Rüdiger Weimann, Robert C. Prätzler
Rz. 32
Stand: 6. A. – ET: 07/2024
Unabdingbar ist auch die Kenntnis der EuGH-Verfahren. Dabei ist zu beachten, dass nicht nur Verfahren betrachtet werden dürfen, die das deutsche Umsatzsteuerrecht unmittelbar betreffen, sondern auch solche zum ausländischen Umsatzsteuerrecht, bei denen Gegenstand der Prüfung Regelungen sind, die in identischer oder sehr ähnlicher Form auch in Deutschland zur Anwendung gelangen.
Rz. 33
Stand: 6. A. – ET: 07/2024
Zunächst muss sich der Berater mit dem Inhalt der zum ausländischen Umsatzsteuerrecht beim EuGH anhängigen Verfahren vertraut machen und dabei einschätzen, ob und inwieweit sich diese Verfahren auf "seinen Fall" auswirken und mit Maßnahmen des deutschen Gesetzgebers oder der deutschen Finanzverwaltung zu rechnen ist.

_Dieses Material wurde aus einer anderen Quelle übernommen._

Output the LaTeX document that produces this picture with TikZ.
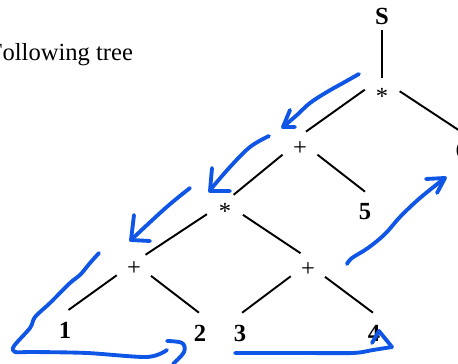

Ausgangspunkt der Betrachtung sollte immer die offizielle Verfahrensübersicht des BFH sein (www.bundesfinanzhof.de/Anhängige Verfahren/Anhängige Revisionsverfahren online/Suchbegriff "EuGH"). Daneben erleichtert auch die Fachliteratur diese Arbeit mit diversen Verfahrensübersichten.
TIPP
Im Hinblick auf die Informationspflicht des Beraters sollten wichtige Erkenntnisse zum europäischen Umsatzsteuerrecht – wie die zu allen anderen Beratungsgebieten auch – gegenüber der Mandantschaft kommuniziert werden und etwa in Mandantenrundschreiben eingehen.
Rz. 34
Stand: 6. A. – ET: 07/2024
In Verfahren vor der Finanzverwaltung oder den Finanzgerichten ist es zwingend erforderlich, dass der Steuerpflichtige wie bzw. sein Berater sich ausdrücklich auf die Verletzung Europäischen Rechts berufen, wenn z. B. im Hinblick auf die "Bürgerwirkung der MwStSystRL" Aussicht auf eine günstigere Entscheidung besteht (vgl. Rz. 10 ff.). Außerdem ist im Einzelfall anzuraten, unter Hinweis auf die anhängigen Verfahren vor dem EuGH eine Aussetzung der Vollziehung zu beantragen (vgl. § 363 Abs. 2 AO).
TIPP
An dieser Stelle soll allerdings davor gewarnt werden, zum Teil in der Literatur vertretene – eher "radikal" erscheinende – Beurteilungen unmittelbar in die eigene Beratung zu übernehmen. Auch wenn den Autoren solcher Beurteilungen in der Sache oftmals (ansatzweise) zuzustimmen ist, so ist doch häufig absehbar, dass der EuGH diese Auffassungen ohne Schaden für die Mitgliedstaaten nicht teilen kann und daher auch nicht teilen wird!
Rz. 35
Stand: 6. A. – ET: 07/2024
Eindrucksvoll verdeutlichte sich die hier angesprochene Problematik am damaligen Rechtsstreit in Österreich bzgl. der UMTS-Lizenzen (hierzu Weimann, UStB 2004, 335 und UVR 2004, 88). Der Vollständigkeit halber ist darauf hinzuweisen, dass der EuGH vermehrt auch bei den direkten Steuern nationale Vorschriften als gemeinschaftsrechtswidrig qualifiziert und dem klagenden Steuerpflichtigen einen unmittelbaren Rechtsanspruch auf diskriminierungsfreie steuerliche Behandlung eröffnet.